In that regard, Lynch has become darker, more brutal, but do you think he is still as ironic as he was?
The question of irony is never easily resolved with Lynch, and one the defining characteristics of him is that he is at the same time ironic and not ironic, ironic and sincere.
It’s like previous balance was between candor and irony. Is it now between naivete and darkness?
I’m not so sure it’s so easy to delineate, for me at least. I feel like there has always been varying degrees of… I also think that irony is a word that is sometimes misused in relation to Lynch. He has a real sense of humor, he is an absurdist, he has a surrealist sense of humor and that’s not necessarily the same thing as irony. I don’t think the balance has shifted all that much.
When you talk about Blue Velvet and reaganism you put very well into context the complex ambiguity of Lynch’s position.

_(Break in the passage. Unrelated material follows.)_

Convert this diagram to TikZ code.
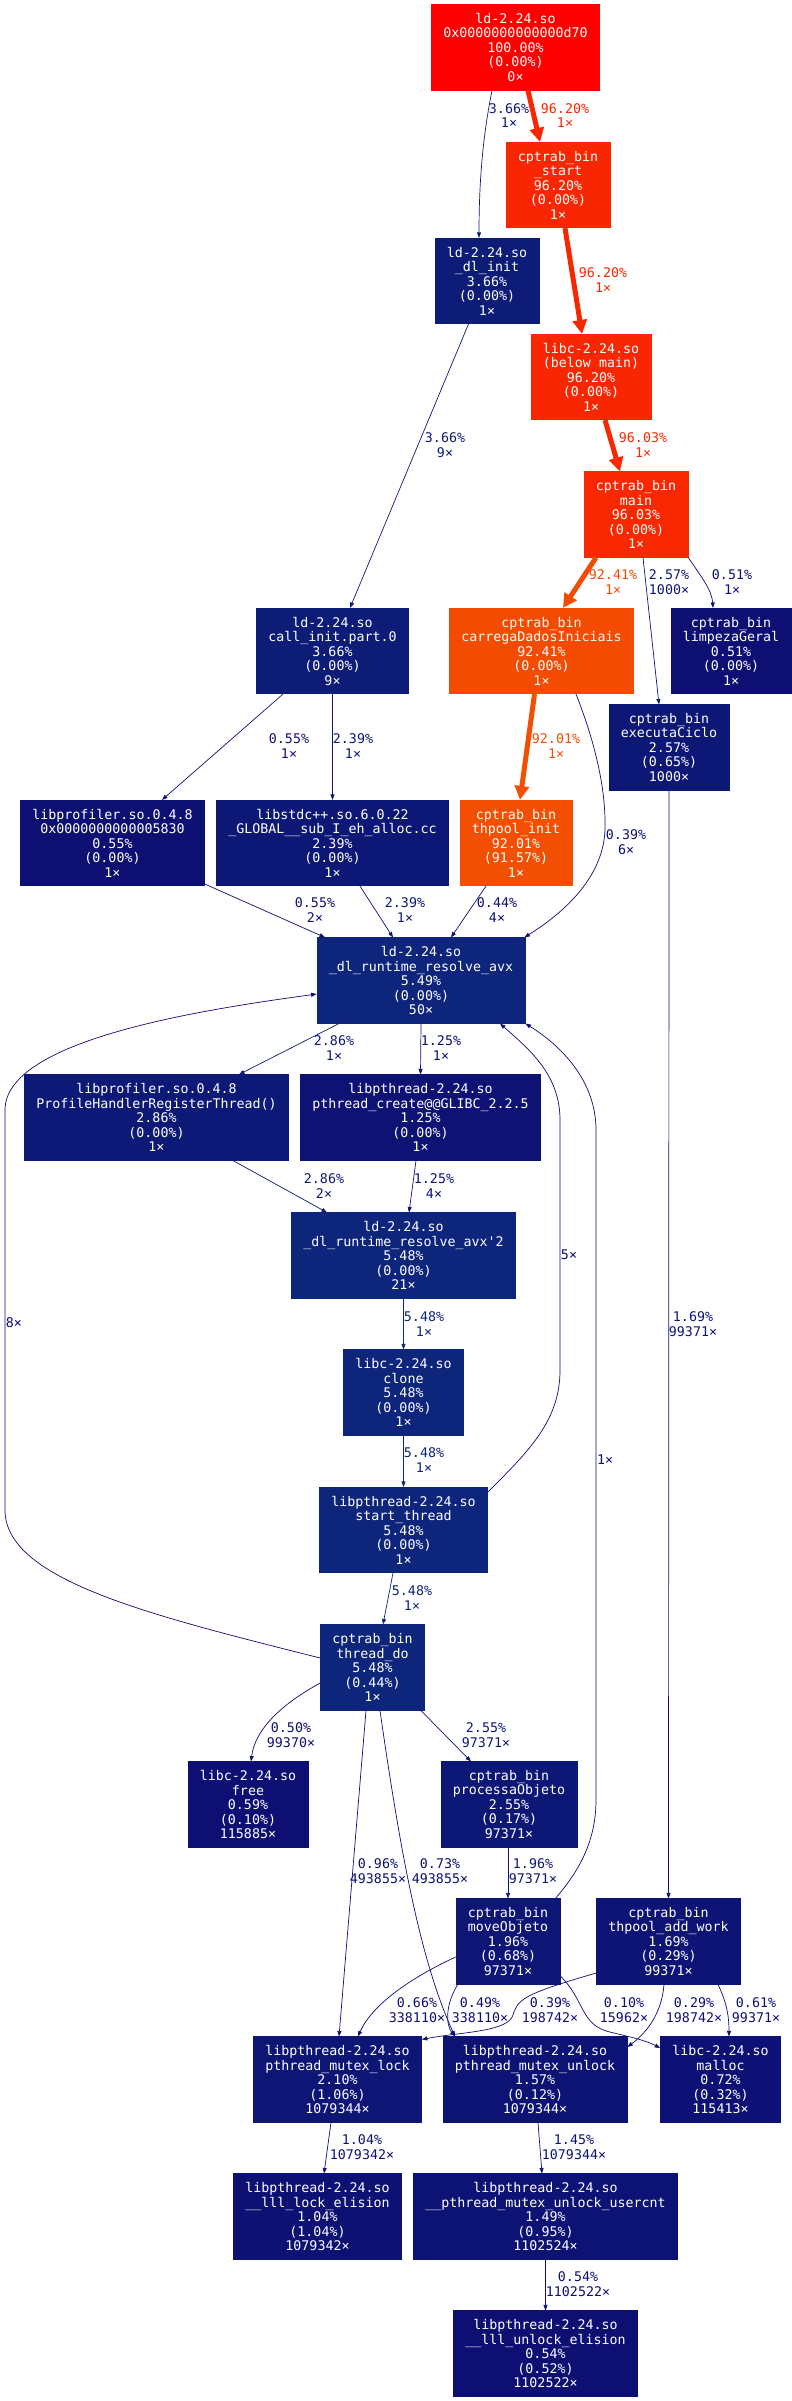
\documentclass[tikz,border=0pt]{standalone}
\usepackage{fontspec}
\newfontfamily\dvm{DejaVu Sans Mono}
\usetikzlibrary{arrows.meta}
\definecolor{c1000}{HTML}{FF0000}
\definecolor{c962}{HTML}{F92701}
\definecolor{c960}{HTML}{F92801}
\definecolor{c924}{HTML}{F34B02}
\definecolor{c920}{HTML}{F34F02}
\definecolor{c548}{HTML}{0D257A}
\definecolor{c366}{HTML}{0D1C77}
\definecolor{c286}{HTML}{0D1976}
\definecolor{c257}{HTML}{0D1776}
\definecolor{c255}{HTML}{0D1776}
\definecolor{c239}{HTML}{0D1776}
\definecolor{c210}{HTML}{0D1675}
\definecolor{c196}{HTML}{0D1575}
\definecolor{c169}{HTML}{0D1475}
\definecolor{c157}{HTML}{0D1374}
\definecolor{c149}{HTML}{0D1374}
\definecolor{c145}{HTML}{0D1374}
\definecolor{c125}{HTML}{0D1274}
\definecolor{c104}{HTML}{0D1174}
\definecolor{c096}{HTML}{0D1174}
\definecolor{cB}{HTML}{0D1074}
\definecolor{cA}{HTML}{0D0F73}
\definecolor{c000}{HTML}{0D0D73}
\begin{document}
\begin{tikzpicture}[x=1pt,y=-1pt,
  fn/.style={rectangle, fill=#1, draw=#1, line width=0.6pt, text=white,
    font=\dvm\fontsize{13.3}{14.5}\selectfont, align=center,
    inner xsep=12pt, inner ysep=0pt, minimum height=85.5pt},
  lbl/.style={text=#1, font=\dvm\fontsize{13.3}{14.5}\selectfont, align=center, inner sep=0pt},
  he/.style={draw=#1, line width=5pt, -{Triangle[length=14pt,width=14pt]}},
  ce/.style={draw=#1, line width=0.7pt, -{Triangle[length=5.5pt,width=4pt]}},
]
\fill[white] (0,0) rectangle (792,2401);
\useasboundingbox (0,0) rectangle (792,2401);

% nodes
\node[fn=c1000] (n0) at (515.5,47.5) {ld-2.24.so\\0x0000000000000d70\\100.00\%\\(0.00\%)\\0×};
\node[fn=c962] (nstart) at (558,185) {cptrab\_bin\\\_start\\96.20\%\\(0.00\%)\\1×};
\node[fn=c366] (ndlinit) at (487,281) {ld-2.24.so\\\_dl\_init\\3.66\%\\(0.00\%)\\1×};
\node[fn=c962] (nbelow) at (591,377) {libc-2.24.so\\(below main)\\96.20\%\\(0.00\%)\\1×};
\node[fn=c960] (nmain) at (636,514.5) {cptrab\_bin\\main\\96.03\%\\(0.00\%)\\1×};
\node[fn=c366] (ncallinit) at (332.5,651) {ld-2.24.so\\call\_init.part.0\\3.66\%\\(0.00\%)\\9×};
\node[fn=c924] (ncarrega) at (541.5,651) {cptrab\_bin\\carregaDadosIniciais\\92.41\%\\(0.00\%)\\1×};
\node[fn=cA] (nlimpeza) at (731,651) {cptrab\_bin\\limpezaGeral\\0.51\%\\(0.00\%)\\1×};
\node[fn=c257] (nexec) at (669,747.5) {cptrab\_bin\\executaCiclo\\2.57\%\\(0.65\%)\\1000×};
\node[fn=cA] (nlibprof) at (112.5,843) {libprofiler.so.0.4.8\\0x0000000000005830\\0.55\%\\(0.00\%)\\1×};
\node[fn=c239] (nlibstdc) at (332.5,843) {libstdc++.so.6.0.22\\\_GLOBAL\_\_sub\_I\_eh\_alloc.cc\\2.39\%\\(0.00\%)\\1×};
\node[fn=c920] (nthinit) at (516,843) {cptrab\_bin\\thpool\_init\\92.01\%\\(91.57\%)\\1×};
\node[fn=c548] (nresolve) at (421,980.5) {ld-2.24.so\\\_dl\_runtime\_resolve\_avx\\5.49\%\\(0.00\%)\\50×};
\node[fn=c286] (nprofh) at (156.5,1117.5) {libprofiler.so.0.4.8\\ProfileHandlerRegisterThread()\\2.86\%\\(0.00\%)\\1×};
\node[fn=c125] (npcreate) at (420.5,1117.5) {libpthread-2.24.so\\pthread\_create@@GLIBC\_2.2.5\\1.25\%\\(0.00\%)\\1×};
\node[fn=c548] (nresolve2) at (403.5,1255.5) {ld-2.24.so\\\_dl\_runtime\_resolve\_avx'2\\5.48\%\\(0.00\%)\\21×};
\node[fn=c548] (nclone) at (403.5,1392.5) {libc-2.24.so\\clone\\5.48\%\\(0.00\%)\\1×};
\node[fn=c548] (nstartth) at (403.5,1530) {libpthread-2.24.so\\start\_thread\\5.48\%\\(0.00\%)\\1×};
\node[fn=c548] (nthreaddo) at (372.5,1667.5) {cptrab\_bin\\thread\_do\\5.48\%\\(0.44\%)\\1×};
\node[fn=cA] (nfree) at (248,1804.5) {libc-2.24.so\\free\\0.59\%\\(0.10\%)\\115885×};
\node[fn=c255] (nprocessa) at (509,1804.5) {cptrab\_bin\\processaObjeto\\2.55\%\\(0.17\%)\\97371×};
\node[fn=c196] (nmove) at (508,1941.5) {cptrab\_bin\\moveObjeto\\1.96\%\\(0.68\%)\\97371×};
\node[fn=c169] (naddwork) at (668.5,1941.5) {cptrab\_bin\\thpool\_add\_work\\1.69\%\\(0.29\%)\\99371×};
\node[fn=c210] (nlock) at (337.5,2079.5) {libpthread-2.24.so\\pthread\_mutex\_lock\\2.10\%\\(1.06\%)\\1079344×};
\node[fn=c157] (nunlock) at (535,2079.5) {libpthread-2.24.so\\pthread\_mutex\_unlock\\1.57\%\\(0.12\%)\\1079344×};
\node[fn=cB] (nmalloc) at (720.5,2079.5) {libc-2.24.so\\malloc\\0.72\%\\(0.32\%)\\115413×};
\node[fn=c104] (nlllock) at (317.5,2216.5) {libpthread-2.24.so\\\_\_lll\_lock\_elision\\1.04\%\\(1.04\%)\\1079342×};
\node[fn=c149] (nusercnt) at (545.5,2216.5) {libpthread-2.24.so\\\_\_pthread\_mutex\_unlock\_usercnt\\1.49\%\\(0.95\%)\\1102524×};
\node[fn=cA] (nlllunlock) at (545.5,2353.5) {libpthread-2.24.so\\\_\_lll\_unlock\_elision\\0.54\%\\(0.52\%)\\1102522×};

% edges
\draw[ce=c366] ([xshift=-23.5pt]n0.south) .. controls (484,130) and (479,175) .. ([xshift=-8pt]ndlinit.north);
\draw[he=c962] ([xshift=12.5pt]n0.south) -- ([xshift=-18pt]nstart.north);
\draw[he=c962] ([xshift=7pt]nstart.south) -- ([xshift=-9pt]nbelow.north);
\draw[he=c960] ([xshift=14pt]nbelow.south) -- ([xshift=-16pt]nmain.north);
\draw[ce=c366] ([xshift=-18.5pt]ndlinit.south) -- ([xshift=17.5pt]ncallinit.north);
\draw[he=c924] ([xshift=-40pt]nmain.south) -- ([xshift=21.5pt]ncarrega.north);
\draw[ce=c257] ([xshift=7pt]nmain.south) -- ([xshift=-10pt]nexec.north);
\draw[ce=cA] (nmain.south east) .. controls (700,575) and (712,590) .. ([xshift=-18pt]nlimpeza.north);
\draw[ce=cA] ([xshift=-49.5pt]ncallinit.south) -- ([xshift=49.5pt]nlibprof.north);
\draw[ce=c239] (ncallinit.south) -- (nlibstdc.north);
\draw[he=c920] ([xshift=-7pt]ncarrega.south) -- ([xshift=4pt]nthinit.north);
\draw[ce=cA] ([xshift=34.5pt]ncarrega.south) .. controls (596,745) and (606,790) .. (605,830) .. controls (603,880) and (560,915) .. ([xshift=-1pt]nresolve.north east);
\draw[ce=cA] ([yshift=2pt]nlibprof.south east) -- ([xshift=-96pt]nresolve.north);
\draw[ce=c239] ([xshift=27.5pt]nlibstdc.south) -- ([xshift=-28pt]nresolve.north);
\draw[ce=cA] ([xshift=-30pt]nthinit.south) -- ([xshift=30pt]nresolve.north);
\draw[ce=c286] ([xshift=-82pt]nresolve.south) -- ([xshift=82.5pt]nprofh.north);
\draw[ce=c125] (nresolve.south) -- (npcreate.north);
\draw[ce=c000] ([yshift=9.5pt]nthreaddo.west) .. controls (150,1615) and (5,1580) .. (5,1510) -- (5,1110) .. controls (5,1040) and (200,1010) .. ([yshift=-13.5pt]nresolve.west);
\draw[ce=c000] ([yshift=-5pt]nstartth.north east) .. controls (530,1450) and (560,1420) .. (560,1370) -- (560,1120) .. controls (560,1075) and (530,1050) .. ([xshift=79pt]nresolve.south);
\draw[ce=c000] ([xshift=-5pt]nmove.north east) .. controls (580,1870) and (596,1840) .. (596,1800) -- (596,1130) .. controls (596,1080) and (560,1045) .. (nresolve.south east);
\draw[ce=c286] ([xshift=76.5pt]nprofh.south) -- ([xshift=-76.5pt]nresolve2.north);
\draw[ce=c125] ([xshift=-4.5pt]npcreate.south) -- ([xshift=5.5pt]nresolve2.north);
\draw[ce=c548] (nresolve2.south) -- (nclone.north);
\draw[ce=c548] (nclone.south) -- (nstartth.north);
\draw[ce=c169] (nexec.south) -- (naddwork.north);
\draw[ce=c548] ([xshift=-10.5pt]nstartth.south) -- ([xshift=10.5pt]nthreaddo.north);
\draw[ce=cA] ([yshift=-15.5pt]nthreaddo.west) .. controls (280,1705) and (255,1730) .. ([xshift=3pt]nfree.north);
\draw[ce=c255] ([xshift=48.5pt]nthreaddo.south) -- ([xshift=-38pt]nprocessa.north);
\draw[ce=c096] ([xshift=-6.5pt]nthreaddo.south) -- ([xshift=1.5pt]nlock.north);
\draw[ce=cB] ([xshift=7.5pt]nthreaddo.south) .. controls (400,1850) and (420,1960) .. ([xshift=-80pt]nunlock.north);
\draw[ce=c196] ([xshift=-1pt]nprocessa.south) -- (nmove.north);
\draw[ce=cA] ([yshift=-15.5pt]nmove.west) .. controls (410,1978) and (372,2005) .. ([xshift=20.5pt]nlock.north);
\draw[ce=cA] ([xshift=2pt]nmove.south west) .. controls (445,2005) and (446,2025) .. ([xshift=-80pt]nunlock.north);
\draw[ce=cA] ([yshift=-31.5pt]naddwork.west) .. controls (520,1995) and (518,2000) .. (513,2015) .. controls (508,2032) and (460,2032) .. ([yshift=-3pt]nlock.north east);
\draw[ce=cA] ([yshift=-34.5pt]nmove.east) .. controls (585,2000) and (580,2025) .. (610,2032) .. controls (630,2037) and (645,2040) .. ([yshift=31.5pt]nmalloc.west);
\draw[ce=cA] ([xshift=-4.5pt]naddwork.south) .. controls (662,2010) and (650,2030) .. ([yshift=32.5pt]nunlock.east);
\draw[ce=cA] ([xshift=49.5pt]naddwork.south) .. controls (728,2005) and (729,2020) .. ([xshift=8.5pt]nmalloc.north);
\draw[ce=c104] ([xshift=-6.5pt]nlock.south) -- ([xshift=6.5pt]nlllock.north);
\draw[ce=c145] ([xshift=3pt]nunlock.south) -- ([xshift=-3.5pt]nusercnt.north);
\draw[ce=cA] (nusercnt.south) -- (nlllunlock.north);

% edge labels
\node[lbl=c366] (l1) at (509,115.5) {3.66\%\\1×};
\node[lbl=c962] (l2) at (565,115.5) {96.20\%\\1×};
\node[lbl=c962] (l3) at (603,280) {96.20\%\\1×};
\node[lbl=c960] (l4) at (643,445) {96.03\%\\1×};
\node[lbl=c366] (l5) at (445,445) {3.66\%\\9×};
\node[lbl=c924] (l6) at (613,582) {92.41\%\\1×};
\node[lbl=c257] (l7) at (669,582) {2.57\%\\1000×};
\node[lbl=cA] (l8) at (732,582) {0.51\%\\1×};
\node[lbl=cA] (l9) at (289,746) {0.55\%\\1×};
\node[lbl=c239] (l10) at (353,746) {2.39\%\\1×};
\node[lbl=c920] (l11) at (556,746) {92.01\%\\1×};
\node[lbl=cA] (l12) at (626,842) {0.39\%\\6×};
\node[lbl=cA] (l13) at (315,910) {0.55\%\\2×};
\node[lbl=c239] (l14) at (405,910) {2.39\%\\1×};
\node[lbl=cA] (l15) at (497,910) {0.44\%\\4×};
\node[lbl=c286] (l16) at (334,1048) {2.86\%\\1×};
\node[lbl=c125] (l17) at (441,1048) {1.25\%\\1×};
\node[lbl=c000] (l18) at (14,1323) {8×};
\node[lbl=c000] (l19) at (569,1255) {5×};
\node[lbl=c000] (l20) at (605,1460) {1×};
\node[lbl=c286] (l21) at (324,1186) {2.86\%\\2×};
\node[lbl=c125] (l22) at (434,1186) {1.25\%\\4×};
\node[lbl=c548] (l23) at (424,1324) {5.48\%\\1×};
\node[lbl=c548] (l24) at (424,1460) {5.48\%\\1×};
\node[lbl=c169] (l25) at (693,1324) {1.69\%\\99371×};
\node[lbl=c548] (l26) at (412,1598) {5.48\%\\1×};
\node[lbl=cA] (l27) at (291,1735) {0.50\%\\99370×};
\node[lbl=c255] (l28) at (486,1735) {2.55\%\\97371×};
\node[lbl=c096] (l29) at (378,1871) {0.96\%\\493855×};
\node[lbl=cB] (l30) at (440,1871) {0.73\%\\493855×};
\node[lbl=c196] (l31) at (533,1871) {1.96\%\\97371×};
\node[lbl=cA] (l32) at (417,2010) {0.66\%\\338110×};
\node[lbl=cA] (l33) at (480,2010) {0.49\%\\338110×};
\node[lbl=cA] (l34) at (550,2010) {0.39\%\\198742×};
\node[lbl=cA] (l35) at (624,2010) {0.10\%\\15962×};
\node[lbl=cA] (l36) at (694,2010) {0.29\%\\198742×};
\node[lbl=cA] (l37) at (756,2010) {0.61\%\\99371×};
\node[lbl=c104] (l38) at (362,2147) {1.04\%\\1079342×};
\node[lbl=c145] (l39) at (574,2147) {1.45\%\\1079344×};
\node[lbl=cA] (l40) at (578,2284) {0.54\%\\1102522×};
\end{tikzpicture}
\end{document}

Where do you feel Lynch stands now, not regarding nostalgia but the new technologies, the liquid society, do you think he is celebratory or is he becoming critic?
I don’t think there is anything celebratory happening (chuckles). Regarding new technology, on an obvious level, he has certainly embraced digital, especially in Inland Empire, he embraced streaming media like web episodes, web narratives, much more than any filmmaker of his generation. I think he does embrace technologies in the service of his art. I don’t’ see anything celebratory on his work, I perceive an increasingly tenuous grasp of reality. The films are now much more volatile.
Maybe, a celebration in the way of the forms?
The forms are more liberated, they are free. I don’t think they are about disintegrating selves or psychosis. There is something that clicks on him after Fire Walk with Me, a liberation in his work. He is such a formalist, I don’t think he is dealing, consciously at least, with the culture. He is obviously someone who lives in the world, who absorbs, but we can only guess the effect on him, and how the technology and the new society and all that… But he is not a Cronenberg, someone who verbalizes that.
To end on a lighter note, ¿do you want to add something more about The Return?
I think it’s extraordinary, it’s an amazingly sustained achievement. I never expected him to do this. I think it’s a pretty radical, an 18 hour film that defies everything we think about quality television. It shows that what we perceive as good tv is actually very conservative. I think it refines a lot of themes in his works, it’s like a self-portrait, a self-curated retrospective in one film. All of Lynch is there, 18 hours of Lynch. You see the Lynch of the short films, the Lynch of the visual art, the musician… It’s all in there, and he pushes even further everything that he is trying to do. The question of trauma, the question of revisiting the past resurfaces here. Lost Highway, Mulholland Drive, Inland Empire, these are all films about returning to the past and failing to rewrite the past. What is so amazing about The Return is that he does that again, agent Cooper needs to rewrite the past, but while in previous Lynch films this has been a doomed enterprise, you cannot rewrite the past, here he tries to think what would happen if you could actually rewrite the past. It’s even more terrifying, something new and profound that has happened in The Return.